*STATED EXERCISE*
Only the lines from the one containing "Clone this chart in matplotlib." through the one containing "16.5, 15.3, 13.5, 9.2, 5.1, 3.6, 2.3, 1.1, 0]" should be output, both ends included and exactly as they appear, minus any pictures.

-- -- --

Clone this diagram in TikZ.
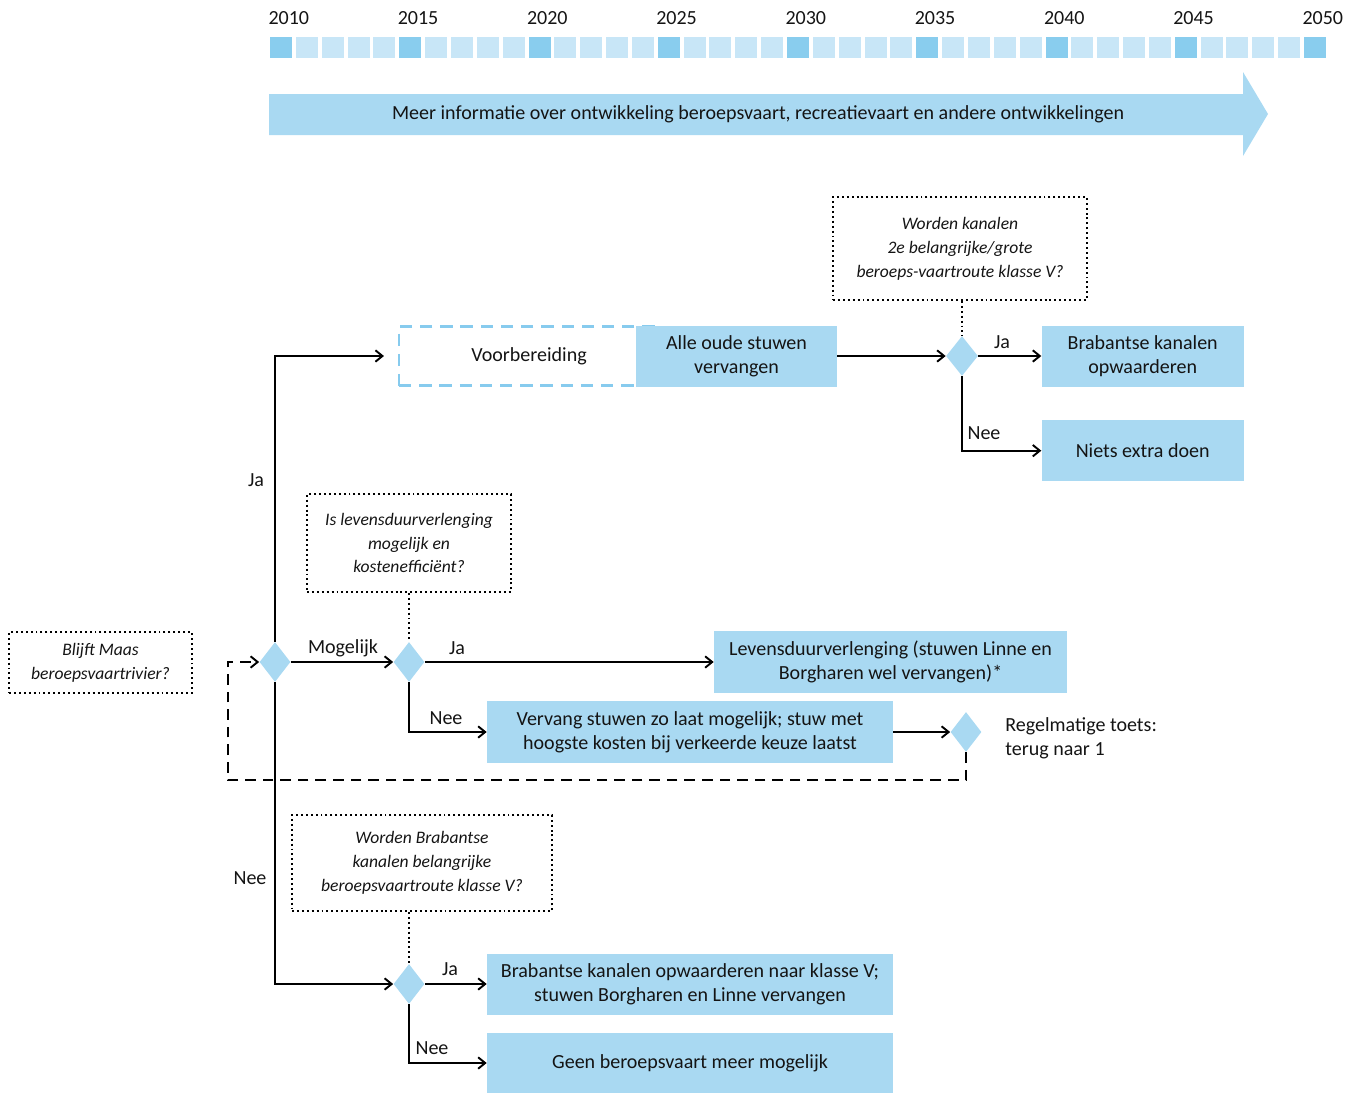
\documentclass[tikz,border=0pt]{standalone}
\usepackage{fontspec}
\setmainfont{Carlito}
\usepackage{tikz}
\usetikzlibrary{arrows.meta, positioning, calc, shapes.geometric}
\definecolor{boxblue}{RGB}{169,217,242}
\definecolor{darkcell}{RGB}{137,205,238}
\definecolor{lightcell}{RGB}{200,230,247}
\definecolor{dashblue}{RGB}{135,203,238}
\definecolor{inkgray}{RGB}{20,20,20}

\begin{document}
\begin{tikzpicture}[
    x=0.02cm, y=-0.02cm,
    font=\fontsize{11.4}{13.6}\selectfont, text=inkgray,
    action/.style={rectangle, fill=boxblue, align=center, inner sep=0pt, minimum width=4.04cm, minimum height=1.22cm},
    question/.style={rectangle, draw=black, line width=1.1pt, dash pattern=on 1.1pt off 1.7pt, align=center, inner sep=0pt, font=\fontsize{10}{13.6}\selectfont\itshape},
    choice/.style={diamond, fill=boxblue, inner sep=0pt, minimum width=0.62cm, minimum height=0.8cm},
    cell/.style={rectangle, inner sep=0pt, minimum width=0.44cm, minimum height=0.42cm, fill=lightcell},
    year/.style={inner sep=0pt, anchor=south west},
    flow/.style={-{Straight Barb[length=4pt, width=6.5pt]}, line width=1.1pt},
    link/.style={line width=1.1pt, dash pattern=on 1.1pt off 1.7pt},
    lbl/.style={inner sep=0pt}
]
    \useasboundingbox (0,0) rectangle (1356,1093);

    % ============================================================
    % TIMELINE
    % ============================================================
    \foreach \i in {0,...,40} {
        \pgfmathtruncatemacro{\r}{mod(\i,5)}
        \ifnum\r=0
            \node[cell, fill=darkcell] (cell\i) at ({281+25.85*\i},47) {};
        \else
            \node[cell] (cell\i) at ({281+25.85*\i},47) {};
        \fi
    }
    \foreach \y [count=\k from 0] in {2010,2015,...,2050} {
        \pgfmathtruncatemacro{\c}{5*\k}
        \node[year, above=0.22cm of cell\c.north west, anchor=south west, xshift=-0.03cm] (year\y) {\y};
    }

    % big arrow
    \fill[boxblue] (269,94) -- (1243,94) -- (1243,72) -- (1268,114) -- (1243,156) -- (1243,135) -- (269,135) -- cycle;
    \node[lbl] (info) at (758,114) {Meer informatie over ontwikkeling beroepsvaart, recreatievaart en andere ontwikkelingen};

    % ============================================================
    % START
    % ============================================================
    \node[question, minimum width=3.66cm, minimum height=1.22cm] (maas) at (100.5,662.5) {Blijft Maas\\beroepsvaartrivier?};
    \node[choice] (q1) at (275,662) {};

    % ============================================================
    % JA: VERVANGEN
    % ============================================================
    \node[rectangle, draw=dashblue, line width=1.2pt, dash pattern=on 7pt off 4.5pt, minimum width=5.2cm, minimum height=1.18cm] (voorb) at (529,356) {Voorbereiding};
    \node[action, minimum width=4.02cm] (alle) at (736.5,356) {Alle oude stuwen\\vervangen};

    \node[question, minimum width=5.08cm, minimum height=2.06cm] (vraag4) at (960,248.5) {Worden kanalen\\2e belangrijke/grote\\beroeps-vaartroute klasse V?};
    \node[choice, minimum width=0.64cm] (q4) at (962,356) {};
    \node[action, right=1.26cm of q4] (opw) {Brabantse kanalen\\opwaarderen};
    \node[action, below=0.66cm of opw] (niets) {Niets extra doen};

    \draw[flow] (q1.north) |- ([xshift=-0.28cm]voorb.west);
    \draw[flow] (alle.east) -- (q4.west);
    \draw[link] (vraag4.south -| q4.north) -- (q4.north);
    \draw[flow] (q4.east) -- (opw.west);
    \draw[flow] (q4.south) |- (niets.west);

    \node[lbl] (ja1) at (256,480) {Ja};
    \node[lbl] (ja4) at (1002,342) {Ja};
    \node[lbl] (nee4) at (984,433) {Nee};

    % ============================================================
    % MOGELIJK: LEVENSDUURVERLENGING
    % ============================================================
    \node[question, minimum width=4.08cm, minimum height=1.96cm] (vraag2) at (409,543) {Is levensduurverlenging\\mogelijk en\\kostenefficiënt?};
    \node[choice] (q2) at (409,662) {};
    \node[action, minimum width=7.06cm, minimum height=1.24cm] (leven) at (890.5,662) {Levensduurverlenging (stuwen Linne en\\Borgharen wel vervangen)*};
    \node[action, minimum width=8.12cm, minimum height=1.24cm] (vervang) at (690,732) {Vervang stuwen zo laat mogelijk; stuw met\\hoogste kosten bij verkeerde keuze laatst};
    \node[choice] (qr) at (966,732) {};
    \node[lbl, align=left, anchor=west] (regel) at (1005,738) {Regelmatige toets:\\terug naar 1};

    \draw[flow] (q1.east) -- (q2.west);
    \draw[link] (vraag2.south) -- (q2.north);
    \draw[flow] (q2.east) -- (leven.west);
    \draw[flow] (q2.south) |- (vervang.west);
    \draw[flow] (vervang.east) -- (qr.west);

    % terug naar 1
    \coordinate (retour) at (228,780);
    \draw[flow, dash pattern=on 6pt off 4pt] (qr.south) |- (retour) -- (retour |- q1.west) -- (q1.west);

    \node[lbl] (mog) at (343,648) {Mogelijk};
    \node[lbl] (ja2) at (457,648) {Ja};
    \node[lbl] (nee2) at (446,718) {Nee};

    % ============================================================
    % NEE: GEEN BEROEPSVAART
    % ============================================================
    \node[question, minimum width=5.2cm, minimum height=1.92cm] (vraag3) at (422,863) {Worden Brabantse\\kanalen belangrijke\\beroepsvaartroute klasse V?};
    \node[choice] (q3) at (409,984) {};
    \node[action, minimum width=8.12cm, minimum height=1.22cm] (kanV) at (690,984) {Brabantse kanalen opwaarderen naar klasse V;\\stuwen Borgharen en Linne vervangen};
    \node[action, minimum width=8.12cm, minimum height=1.2cm] (geen) at (690,1063) {Geen beroepsvaart meer mogelijk};

    \draw[flow] (q1.south) |- (q3.west);
    \draw[link] (vraag3.south -| q3.north) -- (q3.north);
    \draw[flow] (q3.east) -- (kanV.west);
    \draw[flow] (q3.south) |- (geen.west);

    \node[lbl] (nee1) at (250,878) {Nee};
    \node[lbl] (ja3) at (450,969) {Ja};
    \node[lbl] (nee3) at (432,1048) {Nee};

\end{tikzpicture}
\end{document}
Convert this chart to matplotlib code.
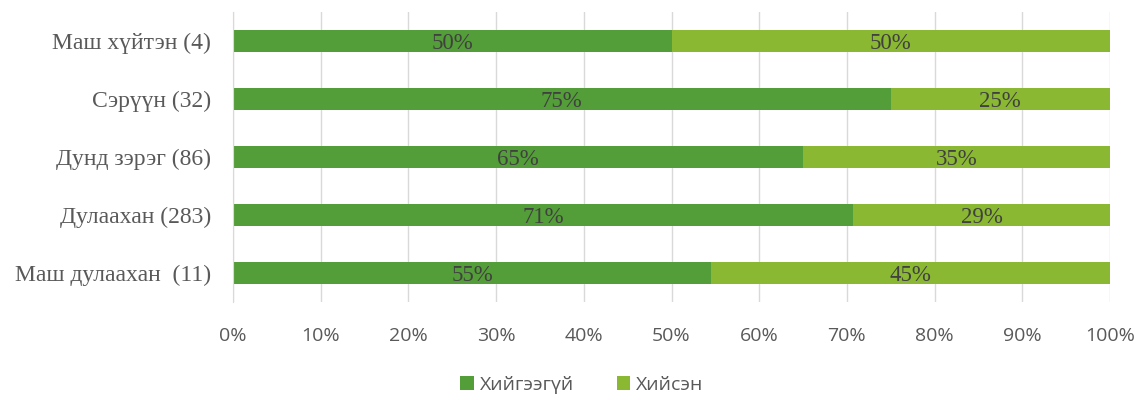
import matplotlib
matplotlib.use("Agg")
import matplotlib.pyplot as plt
from matplotlib.ticker import FuncFormatter, MultipleLocator

categories = ["Маш дулаахан  (11)", "Дулаахан (283)", "Дунд зэрэг (86)", "Сэрүүн (32)", "Маш хүйтэн (4)"]
not_done = [54.55, 70.7, 65.0, 75.0, 50.0]
done = [45.45, 29.3, 35.0, 25.0, 50.0]
series_names = ["Хийгээгүй", "Хийсэн"]
colors = ["#549E39", "#8AB833"]

fig = plt.figure(figsize=(11.41, 4.0), dpi=100)
ax = fig.add_axes([233/1141, 1-302/400, (1110-233)/1141, 290/400])

y = list(range(len(categories)))
b1 = ax.barh(y, not_done, height=0.38, color=colors[0], label=series_names[0], zorder=3)
b2 = ax.barh(y, done, left=not_done, height=0.38, color=colors[1], label=series_names[1], zorder=3)

for vals, lefts in [(not_done, [0]*5), (done, not_done)]:
    for yi, v, l in zip(y, vals, lefts):
        ax.text(l + v/2, yi, f"{int(v + 0.5)}%", ha="center", va="center_baseline",
                fontsize=16.5, family="Liberation Serif", color="#404040", zorder=4)

ax.set_xlim(0, 100)
ax.set_ylim(-0.5, 4.5)
ax.xaxis.set_major_locator(MultipleLocator(10))
ax.xaxis.set_major_formatter(FuncFormatter(lambda v, p: f"{v:.0f}%"))
ax.set_yticks(y)
ax.set_yticklabels(categories, family="Liberation Serif", fontsize=17, color="#595959")
for lbl in ax.get_xticklabels():
    lbl.set_family("Open Sans")
    lbl.set_fontsize(14)
    lbl.set_color("#595959")
ax.tick_params(axis="both", length=0)
ax.tick_params(axis="x", pad=18)
ax.tick_params(axis="y", pad=16)
ax.grid(axis="x", color="#D9D9D9", linewidth=1, zorder=0)
for s in ["top", "right", "bottom"]:
    ax.spines[s].set_visible(False)
ax.spines["left"].set_color("#D9D9D9")
ax.spines["left"].set_zorder(3.5)

leg = fig.legend(handles=[b1, b2], labels=series_names, loc="center",
                 bbox_to_anchor=(582/1141, 1-385/400), ncol=2, frameon=False,
                 prop={"family": "Open Sans", "size": 14}, handlelength=0.7,
                 handleheight=0.7, columnspacing=2.2, handletextpad=0.3)
for t in leg.get_texts():
    t.set_color("#595959")

fig.savefig("out.png", dpi=100)
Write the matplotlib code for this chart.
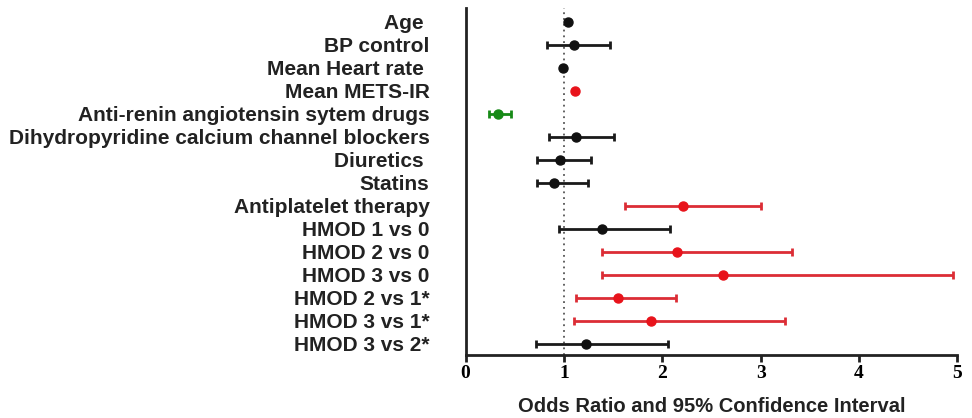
import matplotlib
matplotlib.use("Agg")
import matplotlib.pyplot as plt

labels = ["Age ", "BP control", "Mean Heart rate ", "Mean METS-IR",
          "Anti-renin angiotensin sytem drugs",
          "Dihydropyridine calcium channel blockers",
          "Diuretics ", "Statins", "Antiplatelet therapy",
          "HMOD 1 vs 0", "HMOD 2 vs 0", "HMOD 3 vs 0",
          "HMOD 2 vs 1*", "HMOD 3 vs 1*", "HMOD 3 vs 2*"]
odds = [1.04, 1.10, 0.99, 1.11, 0.33, 1.12, 0.96, 0.90, 2.21,
        1.39, 2.15, 2.62, 1.55, 1.88, 1.22]
ci_low = [1.02, 0.83, 0.97, 1.09, 0.24, 0.85, 0.73, 0.73, 1.62,
          0.95, 1.39, 1.39, 1.12, 1.10, 0.72]
ci_high = [1.06, 1.47, 1.01, 1.13, 0.46, 1.51, 1.28, 1.24, 3.00,
           2.08, 3.32, 4.96, 2.14, 3.25, 2.06]
groups = ["k", "k", "k", "r", "g", "k", "k", "k", "r",
          "k", "r", "r", "r", "r", "k"]

colours = {"k": "#111111", "r": "#e8131b", "g": "#178a17"}
line_colours = {"k": "#1a1a1a", "r": "#dc2d35", "g": "#178a17"}

fig = plt.figure(figsize=(9.72, 4.18), dpi=100)
ax = fig.add_axes([0.479, 0.151, 0.506, 0.830])

ax.axvline(1, color="#555555", linestyle=(0, (1, 2.2)), linewidth=1.3, zorder=1)

for i in range(len(labels)):
    g = groups[i]
    # only draw whiskers when the CI is wider than the marker
    if ci_high[i] - ci_low[i] > 0.1:
        ax.errorbar(odds[i], i,
                    xerr=[[odds[i] - ci_low[i]], [ci_high[i] - odds[i]]],
                    fmt="none", ecolor=line_colours[g], elinewidth=2,
                    capsize=2.6, capthick=2, zorder=2)
    ax.plot(odds[i], i, "o", color=colours[g], markersize=6.5, zorder=3)

ax.set_xlim(0, 5)
ax.set_ylim(len(labels) - 1 + 0.48, -0.61)
ax.set_yticks(range(len(labels)))
ax.set_yticklabels(labels, family="Liberation Sans", fontweight="bold",
                   fontsize=15, color="#222222")
ax.tick_params(axis="y", length=0, pad=26)
ax.set_xticks([0, 1, 2, 3, 4, 5])
ax.set_xticklabels(["0", "1", "2", "3", "4", "5"], family="Liberation Serif",
                   fontweight="bold", fontsize=14)
ax.tick_params(axis="x", length=5, width=2, color="#222222", pad=2)

for side in ["top", "right"]:
    ax.spines[side].set_visible(False)
for side in ["left", "bottom"]:
    ax.spines[side].set_linewidth(2)
    ax.spines[side].set_color("#222222")

ax.set_xlabel("Odds Ratio and 95% Confidence Interval", family="Liberation Sans",
              fontweight="bold", fontsize=14.5, color="#222222", labelpad=11)

fig.savefig("out.png", dpi=100)
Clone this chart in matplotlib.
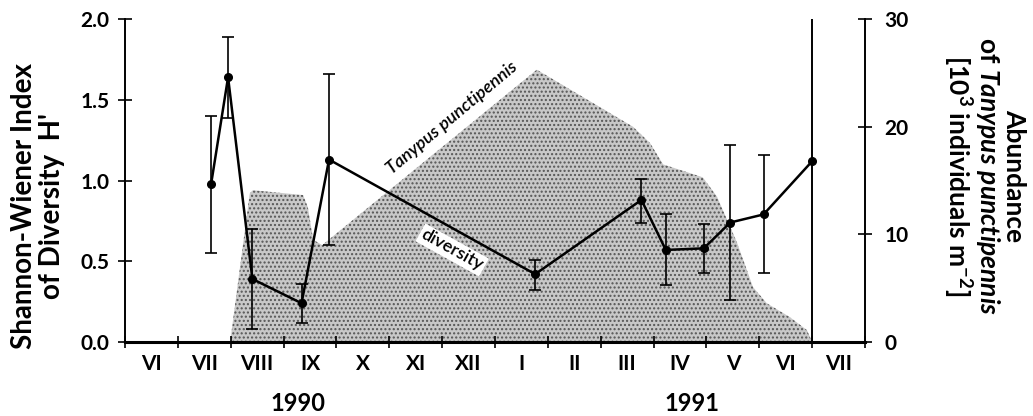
import matplotlib
matplotlib.use('Agg')
import matplotlib.pyplot as plt
from matplotlib import transforms

plt.rcParams['font.family'] = ['Lato', 'DejaVu Sans']
plt.rcParams['font.weight'] = 'bold'
plt.rcParams['mathtext.fontset'] = 'custom'
plt.rcParams['mathtext.rm'] = 'Lato:bold'
plt.rcParams['mathtext.it'] = 'Lato:italic:bold'
plt.rcParams['hatch.linewidth'] = 1.0

# Month axis: 0 = start of June 1990, one unit per month
month_names = ['VI', 'VII', 'VIII', 'IX', 'X', 'XI', 'XII',
               'I', 'II', 'III', 'IV', 'V', 'VI', 'VII']
years = ['1990', '1991']
year_pos = [3.27, 10.73]

# Shannon-Wiener diversity H' with error bars
div_month = [1.63, 1.95, 2.41, 3.34, 3.86, 7.76, 9.77, 10.23, 10.95, 11.45, 12.08, 13.0]
div_value = [0.98, 1.64, 0.39, 0.24, 1.13, 0.42, 0.88, 0.57, 0.58, 0.74, 0.79, 1.12]
div_upper = [1.40, 1.89, 0.70, 0.36, 1.66, 0.51, 1.01, 0.79, 0.73, 1.22, 1.16, 2.00]
div_lower = [0.55, 1.39, 0.08, 0.12, 0.60, 0.32, 0.74, 0.35, 0.43, 0.26, 0.43, 0.00]

# Abundance of Tanypus punctipennis [10^3 ind. m^-2]
ab_month = [1.99, 2.36, 2.42, 3.37, 3.46, 3.56, 3.73, 7.79, 9.61, 9.93,
            10.18, 10.93, 11.2, 11.58, 11.88, 12.14, 12.58, 12.9, 13.0]
ab_value = [0, 13.8, 14.1, 13.65, 12.5, 9.5, 9.0, 25.3, 20.0, 18.5,
            16.5, 15.3, 13.5, 9.2, 5.1, 3.6, 2.3, 1.1, 0]

fig = plt.figure(figsize=(10.33, 4.16), dpi=100)
ax = fig.add_axes([0.121, 0.178, 0.7164, 0.776])
ax2 = ax.twinx()

# diversity axis drawn on top of the shaded abundance
ax.set_zorder(ax2.get_zorder() + 1)
ax.patch.set_visible(False)

# Abundance (stippled area, right axis)
ax2.fill_between(ab_month, ab_value, 0, facecolor='#c8c8c8', edgecolor='#555555',
                 hatch='....', lw=0)
ax2.set_ylim(0, 30)
ax2.set_yticks([0, 10, 20, 30])

# Diversity line with error bars
err_lo = [v - lo for v, lo in zip(div_value, div_lower)]
err_hi = [hi - v for v, hi in zip(div_value, div_upper)]
ax.plot(div_month, div_value, color='black', lw=1.8, marker='o', ms=5.5)
ax.errorbar(div_month[:-1], div_value[:-1], yerr=[err_lo[:-1], err_hi[:-1]],
            fmt='none', ecolor='black', elinewidth=1.2, capsize=4, capthick=1.2)
ax.errorbar(div_month[-1:], div_value[-1:], yerr=[err_lo[-1:], err_hi[-1:]],
            fmt='none', ecolor='black', elinewidth=1.4, capsize=0)

ax.set_xlim(0, 14)
ax.set_ylim(0, 2.0)
ax.set_yticks([0.0, 0.5, 1.0, 1.5, 2.0])
ax.set_yticklabels(['%.1f' % v for v in ax.get_yticks()])

# month boundaries as ticks, month names centred between them
ax.set_xticks(range(len(month_names) + 1))
ax.set_xticklabels([])
ax.set_xticks([i + 0.5 for i in range(len(month_names))], minor=True)
ax.set_xticklabels(month_names, minor=True)
ax.tick_params(axis='x', which='minor', length=0, pad=9, labelsize=15)
ax.tick_params(axis='x', which='major', direction='inout', length=8, width=1.2)
ax.tick_params(axis='y', direction='inout', length=10, width=1.2, labelsize=15, pad=6)
ax2.tick_params(axis='y', direction='inout', length=10, width=1.2, labelsize=15, pad=9)

for name in ['top', 'right']:
    ax.spines[name].set_visible(False)
for name in ['top', 'left', 'bottom']:
    ax2.spines[name].set_visible(False)
ax.spines['left'].set_linewidth(1.4)
ax.spines['bottom'].set_linewidth(2.2)
ax2.spines['right'].set_linewidth(1.4)

# years under the month names
trans = transforms.blended_transform_factory(ax.transData, ax.transAxes)
for yr, pos in zip(years, year_pos):
    ax.text(pos, -0.19, yr, transform=trans, ha='center', va='center', fontsize=17)

# labels on the curves
ax.text(6.19, 1.39, 'Tanypus punctipennis', rotation=40, ha='center', va='center',
        fontsize=13, style='italic', fontweight='semibold')
ax.text(6.19, 0.57, 'diversity', rotation=-29, ha='center', va='center', fontsize=13,
        fontweight='semibold', bbox=dict(facecolor='white', edgecolor='none', pad=1.5))

# axis titles
fig.text(0.037, 0.505, "Shannon-Wiener Index\nof Diversity  H'", rotation=90,
         ha='center', va='center', fontsize=20, multialignment='center',
         linespacing=1.1)
fig.text(0.952, 0.577, 'Abundance\nof $\\it{Tanypus\\ punctipennis}$\n[10$^3$ individuals m$^{-2}$]',
         rotation=270, ha='center', va='center', fontsize=19, multialignment='center',
         linespacing=1.0)

fig.savefig('out.png', dpi=100)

-- -- --

*THE RESULT*
Clone this chart in matplotlib.
import matplotlib
matplotlib.use('Agg')
import matplotlib.pyplot as plt
from matplotlib import transforms

plt.rcParams['font.family'] = ['Lato', 'DejaVu Sans']
plt.rcParams['font.weight'] = 'bold'
plt.rcParams['mathtext.fontset'] = 'custom'
plt.rcParams['mathtext.rm'] = 'Lato:bold'
plt.rcParams['mathtext.it'] = 'Lato:italic:bold'
plt.rcParams['hatch.linewidth'] = 1.0

# Month axis: 0 = start of June 1990, one unit per month
month_names = ['VI', 'VII', 'VIII', 'IX', 'X', 'XI', 'XII',
               'I', 'II', 'III', 'IV', 'V', 'VI', 'VII']
years = ['1990', '1991']
year_pos = [3.27, 10.73]

# Shannon-Wiener diversity H' with error bars
div_month = [1.63, 1.95, 2.41, 3.34, 3.86, 7.76, 9.77, 10.23, 10.95, 11.45, 12.08, 13.0]
div_value = [0.98, 1.64, 0.39, 0.24, 1.13, 0.42, 0.88, 0.57, 0.58, 0.74, 0.79, 1.12]
div_upper = [1.40, 1.89, 0.70, 0.36, 1.66, 0.51, 1.01, 0.79, 0.73, 1.22, 1.16, 2.00]
div_lower = [0.55, 1.39, 0.08, 0.12, 0.60, 0.32, 0.74, 0.35, 0.43, 0.26, 0.43, 0.00]

# Abundance of Tanypus punctipennis [10^3 ind. m^-2]
ab_month = [1.99, 2.36, 2.42, 3.37, 3.46, 3.56, 3.73, 7.79, 9.61, 9.93,
            10.18, 10.93, 11.2, 11.58, 11.88, 12.14, 12.58, 12.9, 13.0]
ab_value = [0, 13.8, 14.1, 13.65, 12.5, 9.5, 9.0, 25.3, 20.0, 18.5,
            16.5, 15.3, 13.5, 9.2, 5.1, 3.6, 2.3, 1.1, 0]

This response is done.